I know how you feel, I had proper panic attacks at this time, heart racing, feelings of sheer terror, and pretty much paralysed my thinking. It does pass though. You are still in shock. You need to be very kind to yourself. So glad you have a friend coming, that is the best possible distraction.
Suggestions for your weekend:
Definitely get your nails done, and a haircut, make yourself feel pretty buy some new make up too - this sounds a bit woman magazine, but it helps, it really does.
Plan what you are eating for the entire weekend, only buy things you like (my ex hated fish, and I love it so on contact weekends I filled the fridge with smoked salmon, made an indulgent fish pie, went out for sushi etc). find something complicated to cook that will absorb you. Have a fabulous breakfast and buy lovely tea or cofee. Feel indulged.
Radio 4 and 4 extra, for listening to stuff that means you don't have to think while you are pottering around.
Box sets (netflix is best) depending on what you like, but (again) getting absorbed in a series that you can watch for a few hours at a time (I recommend The Walking Dead, Breaking Bad, the original The Killing (Forebrydelsen or something) or something lighter like The Midwives or even documentaries like Blue Planet)
Going to the cinema on your own is actually lovely if you feel you need to get out of the house. The first time I did it I felt a total loser, but once you're in no one notices or cares you are by yourself - this is a top Sunday afternoon tip, as Sunday afternoons are the worst times, I find)
Embrace social media, Facebook and twitter can be very good friends if you are feeling panicky or lonely, just say you are and people rally round and tell you you are awesome and share their experiences, it's distracting if nothing else.
Make your bedroom clean and tidy and sanctuary-like. Clean everything, change the sheets and get rid of any man nonsense, pop some flowers on the bedside table if you can.

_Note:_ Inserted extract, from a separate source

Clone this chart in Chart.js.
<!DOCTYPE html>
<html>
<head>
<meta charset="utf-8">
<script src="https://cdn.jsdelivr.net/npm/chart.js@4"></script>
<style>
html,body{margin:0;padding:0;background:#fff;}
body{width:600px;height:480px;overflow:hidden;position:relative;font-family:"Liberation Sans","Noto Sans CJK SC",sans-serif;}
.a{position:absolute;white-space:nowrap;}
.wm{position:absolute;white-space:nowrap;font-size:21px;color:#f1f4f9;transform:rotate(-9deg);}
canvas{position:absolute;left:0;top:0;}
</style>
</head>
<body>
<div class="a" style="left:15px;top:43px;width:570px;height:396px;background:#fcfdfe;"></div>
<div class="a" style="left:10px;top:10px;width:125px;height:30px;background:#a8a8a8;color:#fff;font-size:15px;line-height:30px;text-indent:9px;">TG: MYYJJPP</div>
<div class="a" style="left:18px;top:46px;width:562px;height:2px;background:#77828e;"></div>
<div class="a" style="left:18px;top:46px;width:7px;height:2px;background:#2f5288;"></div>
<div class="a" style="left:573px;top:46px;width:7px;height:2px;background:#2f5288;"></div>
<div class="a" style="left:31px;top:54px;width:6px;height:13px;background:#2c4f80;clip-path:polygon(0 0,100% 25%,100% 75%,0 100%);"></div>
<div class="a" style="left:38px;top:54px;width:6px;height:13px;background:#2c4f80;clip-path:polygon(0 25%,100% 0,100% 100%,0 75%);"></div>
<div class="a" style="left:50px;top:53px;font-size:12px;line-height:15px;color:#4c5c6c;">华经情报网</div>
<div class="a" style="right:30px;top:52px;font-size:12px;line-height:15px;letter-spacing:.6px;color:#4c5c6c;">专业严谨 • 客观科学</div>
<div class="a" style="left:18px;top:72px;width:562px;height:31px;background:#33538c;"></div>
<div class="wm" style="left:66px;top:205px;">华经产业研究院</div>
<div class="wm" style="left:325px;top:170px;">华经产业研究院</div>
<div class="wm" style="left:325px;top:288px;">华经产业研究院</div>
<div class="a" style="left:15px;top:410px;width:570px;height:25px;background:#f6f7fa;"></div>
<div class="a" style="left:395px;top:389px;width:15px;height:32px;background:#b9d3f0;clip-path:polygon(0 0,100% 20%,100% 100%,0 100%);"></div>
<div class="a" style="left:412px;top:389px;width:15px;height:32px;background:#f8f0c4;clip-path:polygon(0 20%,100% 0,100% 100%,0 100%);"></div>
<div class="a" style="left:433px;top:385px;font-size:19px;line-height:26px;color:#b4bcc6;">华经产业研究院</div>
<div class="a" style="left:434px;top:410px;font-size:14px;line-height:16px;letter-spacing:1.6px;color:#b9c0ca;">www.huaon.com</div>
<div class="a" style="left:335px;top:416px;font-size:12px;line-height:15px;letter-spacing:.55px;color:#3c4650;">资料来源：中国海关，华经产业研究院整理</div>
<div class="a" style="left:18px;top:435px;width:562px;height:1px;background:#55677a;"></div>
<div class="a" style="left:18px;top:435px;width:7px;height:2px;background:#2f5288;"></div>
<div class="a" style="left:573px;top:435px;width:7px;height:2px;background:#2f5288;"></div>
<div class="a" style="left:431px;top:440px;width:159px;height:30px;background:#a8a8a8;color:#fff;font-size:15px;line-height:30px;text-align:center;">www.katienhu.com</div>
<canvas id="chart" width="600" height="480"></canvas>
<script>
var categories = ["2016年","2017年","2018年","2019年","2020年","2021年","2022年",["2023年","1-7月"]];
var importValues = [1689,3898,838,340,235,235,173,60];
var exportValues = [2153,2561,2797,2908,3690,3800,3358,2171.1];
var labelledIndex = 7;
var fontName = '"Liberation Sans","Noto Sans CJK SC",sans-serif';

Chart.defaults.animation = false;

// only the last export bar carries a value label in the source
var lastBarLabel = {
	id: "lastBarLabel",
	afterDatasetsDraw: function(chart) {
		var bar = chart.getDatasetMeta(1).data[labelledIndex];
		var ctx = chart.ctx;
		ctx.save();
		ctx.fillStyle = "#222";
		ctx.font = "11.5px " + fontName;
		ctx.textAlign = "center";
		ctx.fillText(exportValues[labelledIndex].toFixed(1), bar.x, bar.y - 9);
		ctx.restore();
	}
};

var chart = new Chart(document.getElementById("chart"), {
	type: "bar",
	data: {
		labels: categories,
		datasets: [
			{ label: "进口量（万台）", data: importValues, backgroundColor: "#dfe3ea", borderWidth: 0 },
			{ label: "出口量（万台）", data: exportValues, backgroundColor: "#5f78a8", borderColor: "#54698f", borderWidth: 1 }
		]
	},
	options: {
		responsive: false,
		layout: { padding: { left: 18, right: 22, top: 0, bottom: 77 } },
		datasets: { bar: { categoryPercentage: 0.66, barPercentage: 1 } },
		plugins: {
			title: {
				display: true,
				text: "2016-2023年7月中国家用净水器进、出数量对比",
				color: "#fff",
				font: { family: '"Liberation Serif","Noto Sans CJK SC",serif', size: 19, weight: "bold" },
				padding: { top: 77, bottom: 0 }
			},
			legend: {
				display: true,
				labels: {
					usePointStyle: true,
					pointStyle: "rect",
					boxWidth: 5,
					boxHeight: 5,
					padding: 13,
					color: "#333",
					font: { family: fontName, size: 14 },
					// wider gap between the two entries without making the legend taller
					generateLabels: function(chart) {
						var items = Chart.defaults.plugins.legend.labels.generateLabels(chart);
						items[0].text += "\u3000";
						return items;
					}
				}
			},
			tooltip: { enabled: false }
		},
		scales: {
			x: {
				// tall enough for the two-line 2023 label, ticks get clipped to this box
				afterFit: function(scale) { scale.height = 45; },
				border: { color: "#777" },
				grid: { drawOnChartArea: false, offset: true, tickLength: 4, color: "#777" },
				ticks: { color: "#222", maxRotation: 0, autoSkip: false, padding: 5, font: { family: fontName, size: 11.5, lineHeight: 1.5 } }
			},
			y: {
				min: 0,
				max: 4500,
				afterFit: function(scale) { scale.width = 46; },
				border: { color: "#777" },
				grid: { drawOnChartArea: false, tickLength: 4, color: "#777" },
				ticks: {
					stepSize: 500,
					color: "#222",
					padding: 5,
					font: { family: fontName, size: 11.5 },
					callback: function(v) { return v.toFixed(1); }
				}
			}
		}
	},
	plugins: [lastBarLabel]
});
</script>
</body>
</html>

None of these may feel right to you, and I can see they all look superficial, but you get the general (sorry, probably very waffly) idea. Don't feel guilty about spending time on you or just wasting time until you get your children back. It really is what other people do and it's ok.
Also post here for whatever you need to as well
There are quite a few of us willing you on.
As another 'be prepared' thingy, be prepared for your lovely children to be tired and cranky and a bit horrible when they get back, it doesn't mean anything other than they are confused and need you to be as stable as you can be. And you will because you sound like a fab mum.